Quando manequins se transformam em arte
Foi no verão de 1986 que os olhos do designer Ralph Pucci “se abriram”. Filho de um casal especializado no conserto de manequins, Pucci iria empurrar o negócio da família, baseado na pequena cidade de Mount Vernon, interior de Nova York, em outra direção. Naquela data, ao conhecer a decoradora francesa Andrée Putman, que, uma década antes, em Paris, havia sido mentora de famosos designers de moda como Azzedine Alaïa, Issey Miyake e Claude Montana, Pucci decidiu seguir os conselhos da amiga e investir na criação de um manequim bem diferente daquelas figuras de silhuetas delgadas que seus pais costumavam montar.
Nascia assim, “The Olympian Goddess”, a Deusa do Olimpo, uma manequim totalmente dourada, de curvas generosas e ombros largos. O début dela aconteceu na rua 17, para celebrar a abertura da primeira loja da Barneys New York no Baixo Manhattan. Estavam presentes na festa, estrelas do mundo da pop art como Keith Haring e Andy Warhol, mas o assunto mesmo era aquela figura de fibra de vidro, inerte, mas com pose imponente e andrógina. “Foi um momento divisor de águas, foi quando decidi que deveria forçar os limites da arte dos manequins”, explicou Pucci, no final da tarde de segunda-feira.
A ocasião é a abertura da exposição “Ralph Pucci: The Art of Mannequin”, que fica em cartaz no Museu de Artes e Design, o MAD, em Nova York, de hoje até 30 de agosto. Ela coincide com a proximidade do aniversário de 40 anos de carreira do designer. Na mostra, se pode ver os mais importantes manequins – a maioria deles criadas em colaboração com outros artistas e até modelos – que Pucci desenvolveu desde 1986. E ele ressalta o caráter único e artesanal deles. “Os manequins são todos feitos individualmente, à mão e em formas de molde. Você não aperta um botão ou os importam de uma fábrica na China”.

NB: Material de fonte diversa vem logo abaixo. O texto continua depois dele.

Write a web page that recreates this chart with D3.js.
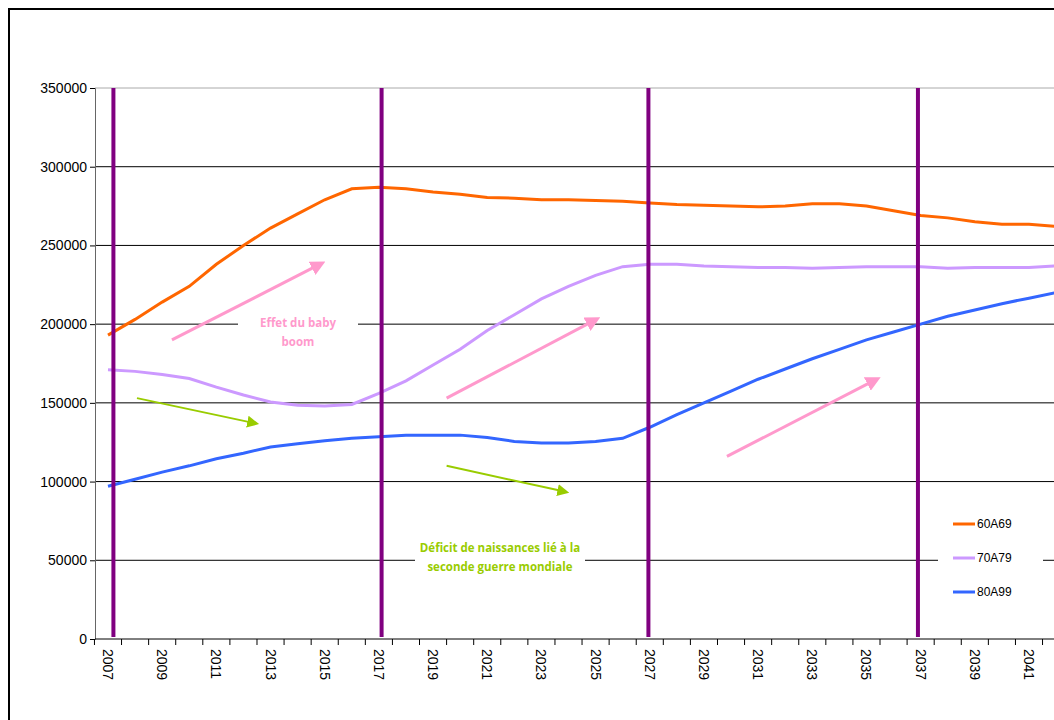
<!DOCTYPE html><html><head><meta charset="utf-8"><script src="https://cdn.jsdelivr.net/npm/d3@7"></script>
<style>body{margin:0;background:#fff}svg{display:block}</style></head><body><svg id="c" width="1054" height="720"></svg>
<script>
const years = d3.range(2007, 2043);
const s60A69 = [193000,203000,214000,224000,238000,250000,261000,270000,279000,286000,287000,286000,284000,282500,280500,280000,279000,279000,278500,278000,277000,276000,275500,275000,274500,275000,276500,276500,275000,272000,269000,267500,265000,263500,263500,262000];
const s70A79 = [171000,170000,168000,165500,160000,155000,150500,148500,148000,149000,156000,164000,174000,184000,196000,206000,216000,224000,231000,236500,238000,238000,237000,236500,236000,236000,235500,236000,236500,236500,236500,235500,236000,236000,236000,237000];
const s80A99 = [97000,101500,106000,110000,114500,118000,122000,124000,126000,127500,128500,129500,129500,129500,128000,125500,124500,124500,125500,127500,134500,142500,150000,157500,165000,171500,178000,184000,190000,195000,200000,205000,209000,213000,216500,220000];
const seriesNames = ["60A69","70A79","80A99"];
const colors = ["#ff6600","#cc99ff","#3366ff"];
const yTicks = [0,50000,100000,150000,200000,250000,300000,350000];
const markerYears = [2007.2,2017.1,2026.95,2036.9];
const pinkArrows = [[2009.36,190000,2015.0,239500],[2019.5,153000,2025.15,204000],[2029.85,116000,2035.5,166000]];
const greenArrows = [[2008.07,153000,2012.6,136500],[2019.5,110000,2024.05,93000]];

const svg = d3.select("#c");
const x = d3.scaleLinear().domain([2007,2041]).range([108,1029]);
const y = d3.scaleLinear().domain([0,350000]).range([639,88]);
const L=95, R=1054;
svg.append("rect").attr("x",9).attr("y",9).attr("width",1100).attr("height",800).attr("fill","none").attr("stroke","#000").attr("stroke-width",2);
const defs=svg.append("defs");
[["pk","#ff99cc"],["gr","#99cc00"]].forEach(([id,c])=>defs.append("marker").attr("id",id).attr("viewBox","0 0 10 10").attr("refX",2).attr("refY",5).attr("markerWidth",id==="pk"?5:6).attr("markerHeight",id==="pk"?5:6).attr("orient","auto").append("path").attr("d","M0,0L10,5L0,10z").attr("fill",c));
svg.append("g").selectAll("line").data(yTicks.slice(1)).join("line").attr("x1",L).attr("x2",R).attr("y1",d=>y(d)).attr("y2",d=>y(d)).attr("stroke",d=>d===350000?"#aaa":"#000").attr("stroke-width",1);
const ya=svg.append("g").attr("transform",`translate(${L},0)`).call(d3.axisLeft(y).tickValues(yTicks).tickFormat(d3.format("d")).tickSize(5));
ya.select(".domain").attr("stroke","#666");
ya.selectAll("text").attr("font-family","Liberation Sans, Arial").attr("font-size",14).attr("fill","#000");
svg.append("line").attr("x1",L).attr("x2",R).attr("y1",639).attr("y2",639).attr("stroke","#000");
const xa=svg.append("g");
d3.range(2007,2043).forEach(yr=>{xa.append("line").attr("x1",x(yr-0.5)).attr("x2",x(yr-0.5)).attr("y1",639).attr("y2",645).attr("stroke","#000");});
xa.selectAll("text").data(years.filter(d=>(d-2007)%2===0)).join("text").attr("transform",d=>`translate(${x(d)-5},649) rotate(90)`).attr("font-family","Liberation Sans, Arial").attr("font-size",14).text(d=>d);
const line=d3.line().x((d,i)=>x(years[i])).y(d=>y(d));
[s60A69,s70A79,s80A99].forEach((s,i)=>svg.append("path").attr("d",line(s)).attr("fill","none").attr("stroke",colors[i]).attr("stroke-width",3));
svg.selectAll(".mk").data(markerYears).join("line").attr("x1",d=>x(d)).attr("x2",d=>x(d)).attr("y1",88).attr("y2",637).attr("stroke","#800080").attr("stroke-width",4);
pinkArrows.forEach(a=>svg.append("line").attr("x1",x(a[0])).attr("y1",y(a[1])).attr("x2",x(a[2])-10).attr("y2",y(a[3])+5).attr("stroke","#ff99cc").attr("stroke-width",3).attr("marker-end","url(#pk)"));
greenArrows.forEach(a=>svg.append("line").attr("x1",x(a[0])).attr("y1",y(a[1])).attr("x2",x(a[2])-10).attr("y2",y(a[3])-2).attr("stroke","#99cc00").attr("stroke-width",2).attr("marker-end","url(#gr)"));
function box(cx,cy,w,h,lines,col){svg.append("rect").attr("x",cx-w/2).attr("y",cy).attr("width",w).attr("height",h).attr("fill","#fff");
 lines.forEach((t,i)=>svg.append("text").attr("x",cx).attr("y",cy+16+i*19).attr("text-anchor","middle").attr("font-family","Open Sans, sans-serif").attr("font-weight","bold").attr("font-size",11.5).attr("fill",col).text(t));}
box(298,311,120,46,["Effet du baby","boom"],"#ff99cc");
box(500,536,170,46,["Déficit de naissances lié à la","seconde guerre mondiale"],"#99cc00");
svg.append("rect").attr("x",938).attr("y",505).attr("width",105).attr("height",105).attr("fill","#fff");
seriesNames.forEach((n,i)=>{const yy=524+i*34;
 svg.append("line").attr("x1",953).attr("x2",975).attr("y1",yy).attr("y2",yy).attr("stroke",colors[i]).attr("stroke-width",3);
 svg.append("text").attr("x",977).attr("y",yy+4).attr("font-family","Liberation Sans, Arial").attr("font-size",12).text(n);});
</script></body></html>
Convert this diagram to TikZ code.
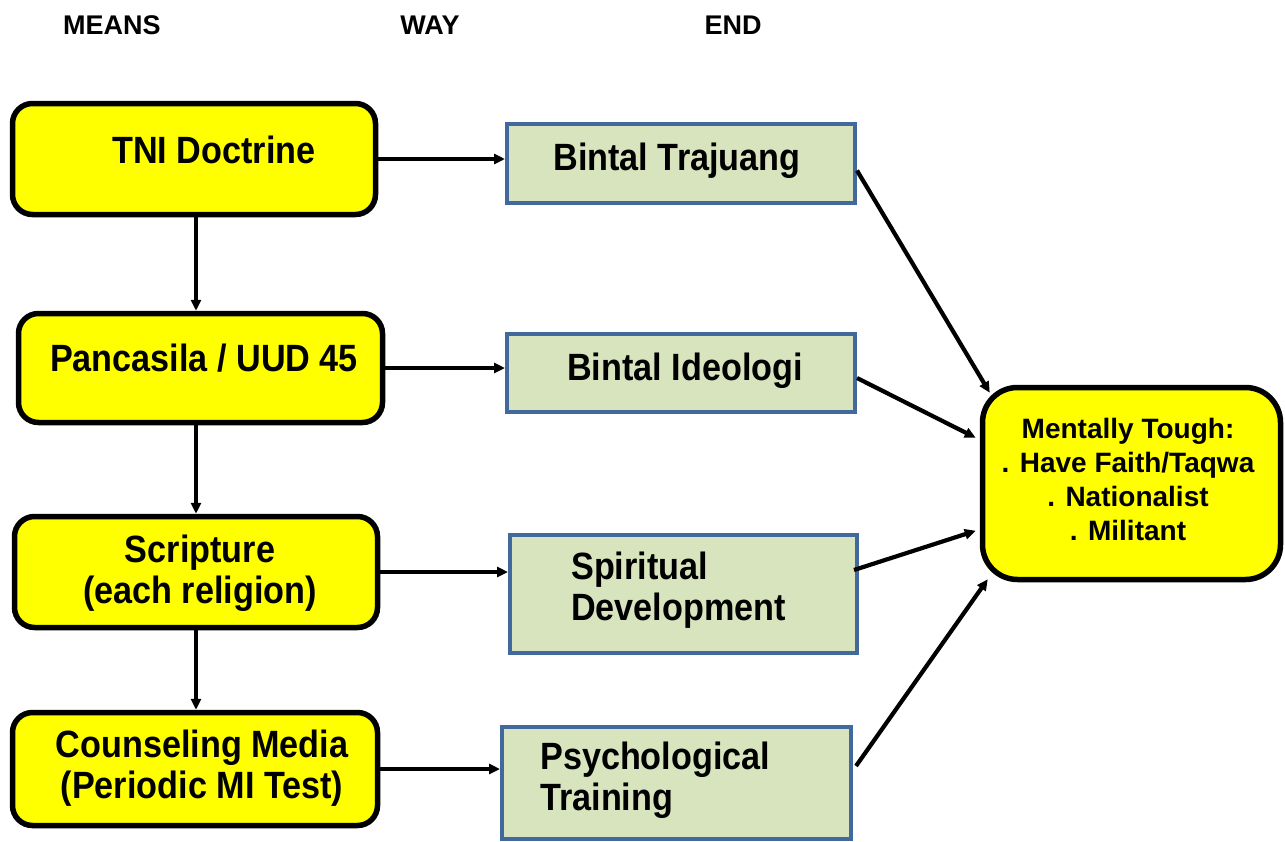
\documentclass[tikz,border=0pt]{standalone}
\usepackage{fontspec}
\setmainfont{Liberation Sans}
\newfontfamily\condfont[FakeStretch=0.9]{Liberation Sans}
\usetikzlibrary{arrows.meta,calc}
\definecolor{boxyellow}{RGB}{255,255,0}
\definecolor{boxgreen}{RGB}{215,228,189}
\definecolor{boxblue}{RGB}{65,105,155}
\begin{document}
\begin{tikzpicture}[x=1pt,y=-1pt,
  yel/.style={draw=black, line width=5.5pt, fill=boxyellow, rounded corners=20pt, inner sep=0pt},
  grn/.style={draw=boxblue, line width=4pt, fill=boxgreen, inner sep=0pt},
  txt/.style={font=\condfont\bfseries\fontsize{38}{41}\selectfont, align=center, inner sep=0pt},
  endtxt/.style={font=\bfseries\fontsize{28}{34}\selectfont, align=center, inner sep=0pt},
  head/.style={font=\bfseries\fontsize{27}{30}\selectfont, inner sep=0pt},
  arr/.style={line width=4.2pt, -{Triangle[length=11pt,width=10pt]}}]
\useasboundingbox (0,0) rectangle (1285,841);

% headers
\node[head] (hmeans) at (112,25) {MEANS};
\node[head] (hway) at (430,25) {WAY};
\node[head] (hend) at (733,25) {END};

% yellow boxes
\node[yel, minimum width=363pt, minimum height=111pt] (tni) at (194,159) {};
\node[yel, minimum width=364pt, minimum height=109pt] (pc) at (200.5,368) {};
\node[yel, minimum width=363pt, minimum height=111pt] (sc) at (196,572) {};
\node[yel, minimum width=365pt, minimum height=113pt] (cm) at (195,769) {};

% green boxes
\node[grn, minimum width=348pt, minimum height=79pt] (bt) at (681,163.5) {};
\node[grn, minimum width=348pt, minimum height=78pt] (bi) at (681,373) {};
\node[grn, minimum width=347pt, minimum height=118pt] (sd) at (683.5,594) {};
\node[grn, minimum width=349pt, minimum height=112pt] (pt) at (676.5,783) {};

% end box
\node[yel, rounded corners=35pt, minimum width=298pt, minimum height=192pt] (mt) at (1131.5,483.5) {};

% texts
\node[txt] (tnit) at (214,150) {TNI Doctrine};
\node[txt] (pct) at (204,358) {Pancasila / UUD 45};
\node[txt] (sct) at (200,573) {Scripture\\(each religion)};
\node[txt] (cmt) at (202,768) {Counseling Media\\(Periodic MI Test)};
\node[txt] (btt) at (677,161) {Bintal Trajuang};
\node[txt] (bit) at (685,371) {Bintal Ideologi};
\node[txt, align=left, anchor=west] (sdt) at (571,590) {Spiritual\\Development};
\node[txt, align=left, anchor=west] (ptt) at (540,780) {Psychological\\Training};
\node[endtxt] (mtt) at (1128,479) {Mentally Tough:\\. Have Faith/Taqwa\\. Nationalist\\. Militant};

% vertical arrows
\coordinate (tnis) at ($(tni.south)+(2,0)$);
\draw[arr] (tnis) -- (tnis |- pc.north);
\draw[arr] (sc.north |- pc.south) -- (sc.north);
\draw[arr] (sc.south) -- (sc.south |- cm.north);

% horizontal arrows
\draw[arr] (tni.east) -- (tni.east -| bt.west);
\draw[arr] (pc.east) -- (pc.east -| bi.west);
\draw[arr] (sc.east) -- (sc.east -| sd.west);
\draw[arr] (cm.east) -- (cm.east -| pt.west);

% diagonal arrows
\draw[arr] ($(bt.east)+(0,7)$) -- ($(mt.north west)+(10,8)$);
\draw[arr] ($(bi.east)+(0,5)$) -- ($(mt.north west)+(-4,53)$);
\draw[arr] ($(sd.east)+(-5,-24)$) -- ($(mt.north west)+(-4,146)$);
\draw[arr] ($(pt.east)+(3,-17)$) -- ($(mt.south west)+(8,-3)$);
\end{tikzpicture}
\end{document}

Os manequins de Pucci são como objetos de escultura moderna. Eles assumem as mais diversas formas, de curvas à la Boticelli ou as longelíneas figuras do artista italiano Alberto Giacometti. Eles também flertam com diferentes escolas artísticas, do expressionismo alemão ao art decô. No ano passado, por exemplo, a pedido da designer Diane von Furstenberg, que iria fazer uma exposição dos vestidos dela em Los Angeles, Pucci criou 250 manequins inspirados pelo exército de terrracota do imperador chinês Qin.
Ao lançar sua grife Nuala, de roupas de ioga em 2001, a top model Christy Turlington e Pucci colaboraram num manequim que imitava a pose de lótus. Com outra modelo, a lendária alemã Veruschka, ele fez várias parceiras. “Veruschka é uma das pessoas mais criativas com quem já trabalhei. Ela não queria ser apenas modelo, ela tinha aspirações artísticas maiores”, disse Pucci.
Entre outros colaboradores de Pucci estão a designer de moda Anna Sui, a ilustradora Maira Kalman, de cujos livros infantis (que Pucci lia para seus filhos), nasceram modelos dançarinas de tango como Ada, e o artista Ruben Toledo. Com Toledo, Pucci criou, em 1988, um modelo totalmente surrealista chamado Birdland. A mulher de Toledo, a designer de moda Isabel Toledo, serve uma espécie de petisco para a exposição principal, criando, logo na entrada, uma curadoria de jóias que são expostas em bustos inspirados em Birdland.
Pucci também sabia fazer comentários políticos e sociais com seus manequins. Na década de 80, Andrée Putman e ele criaram The Form (A Forma), um boneco de formas simples, que ajudou a retratar a recessão que surgiu após o boom do Reaganomics, a política econômica do presidente Ronald Reagan, quando roupas luxuosas começaram a encalhar em lojas de departamentos, e vestidos mais simples e mais baratos começaram voaram das prateleiras.
Hoje, a empresa de Pucci cria cerca de 100 manequins por semana. Suas formas de moldes e dezenas de partes desmembradas, de pés pálidos à cabeças alaranjadas ou azuis, estão organizadas numa réplica do ateliê dele, criada especialmente para a exposição. Michael Evert, escultor-mestre da Ralph Pucci há 25 anos, estará demonstrando, uma vez por semana, com a participação do público, como manequins com sugestivos nomes como Shirley ou Hamilton (sim, Pucci também não esqueceu de manequins masculinos) são criados. Parece que você acabou de entrar num elegante set de filmagens. Mas Pucci avisa: “o verdadeiro é mais empoeirado”.